Isolation: Safety-critical systems are isolated from infotainment. Your music app crashing shouldn't affect your brakes. (In theory.)
The Security Problem
Cars weren't designed to be networked. CAN bus, designed in the 1980s, has no authentication. Any device on the network can send messages to any other device. If an attacker gains access, they can broadcast commands to anything connected.
Security researchers have demonstrated:
- Remote acceleration and braking control
- Steering manipulation at highway speeds
- Disabling brakes entirely
- Tracking vehicles via telematics
- Unlocking and starting vehicles remotely
The 2015 Jeep Cherokee hack was a wake-up call. Researchers remotely accessed a Jeep through its entertainment system and demonstrated control of steering and brakes. Chrysler recalled 1.4 million vehicles.
Modern cars are gradually improving security—adding firewalls between systems, encrypting communications, implementing secure boot. But the automotive industry moves slowly, and millions of vulnerable vehicles remain on roads.
Over-the-Air Updates
Tesla pioneered over-the-air (OTA) software updates for cars. Now most manufacturers offer them. The appeal is obvious: fix bugs, add features, and improve the car after purchase without dealer visits.
The risks are equally obvious: what if an update bricks your car? What if an attacker compromises the update server? What if an update introduces new bugs in safety-critical systems?
Traditional automakers approach OTA carefully—updating infotainment first, powertrain only after extensive testing. Tesla updates everything, moves faster, and has occasionally pushed updates that degraded functionality or introduced problems.
The Supply Chain Complexity
No automaker writes all their own software. ECUs come from Tier 1 suppliers (Bosch, Continental, Denso). Those suppliers use components from Tier 2 and Tier 3 suppliers. Software dependencies run deep.
This creates accountability challenges. When there's a bug, whose responsibility is it? The automaker? The supplier? The supplier's supplier? Integration problems can take months to resolve as companies point fingers.

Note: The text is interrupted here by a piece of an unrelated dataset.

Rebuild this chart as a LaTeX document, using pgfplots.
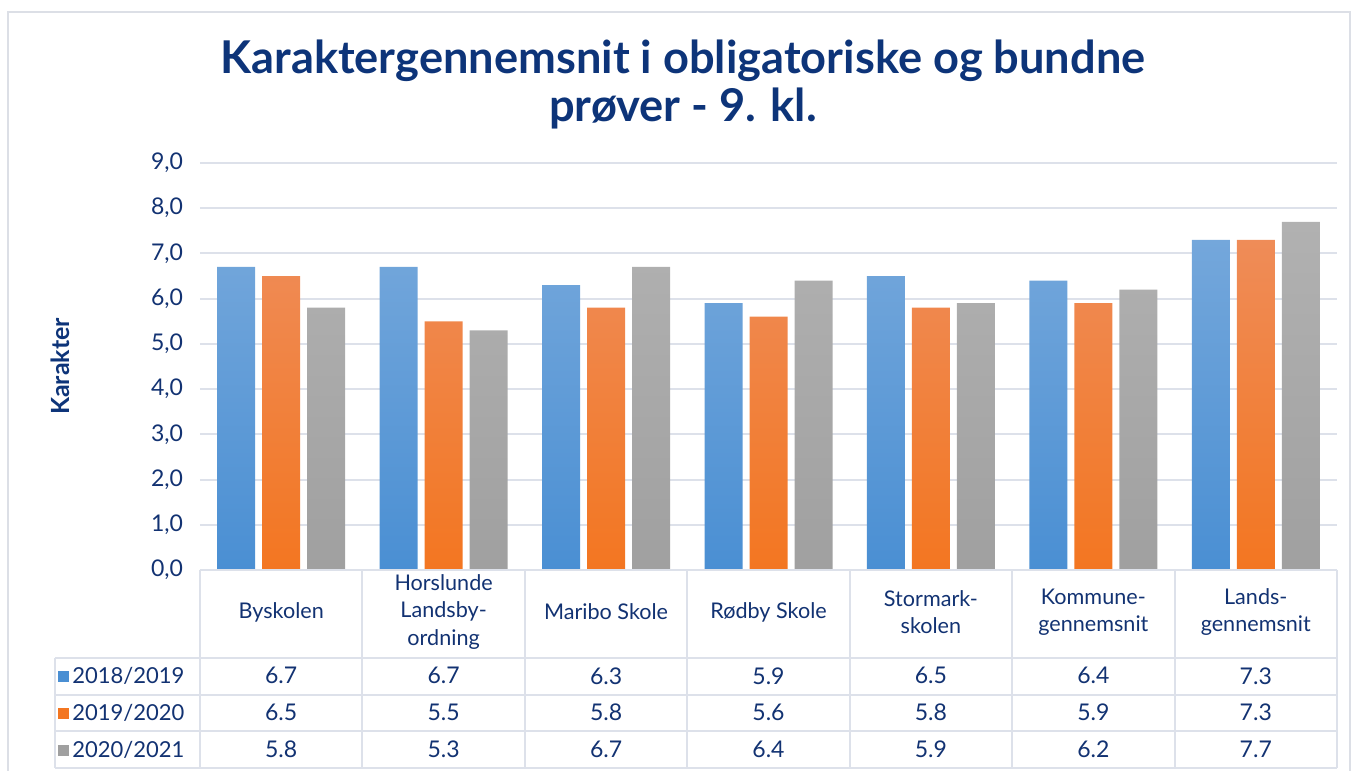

It also creates security vulnerabilities. A compromised supplier can inject malicious code that ends up in millions of vehicles across multiple manufacturers.
The Future: More Code, More Risk
As cars become more autonomous, software complexity will only increase. A fully self-driving car might contain 500 million lines of code. The sensor fusion, path planning, and decision-making systems required are staggeringly complex.
This creates an uncomfortable question: can we trust software with life-and-death decisions? Every piece of code is written by humans, and humans make mistakes. The more code, the more bugs. Some of those bugs will be in systems that determine who lives and dies.
We've already seen lethal autonomous vehicle failures. Tesla Autopilot deaths. The Uber self-driving car that killed a pedestrian. These incidents raise questions about testing, liability, and the fundamental wisdom of trusting software with high-speed collision avoidance.
Your car is no longer a mechanical device with some electronics. It's a computer with wheels. That brings incredible capabilities—and sobering responsibilities for the people writing the code.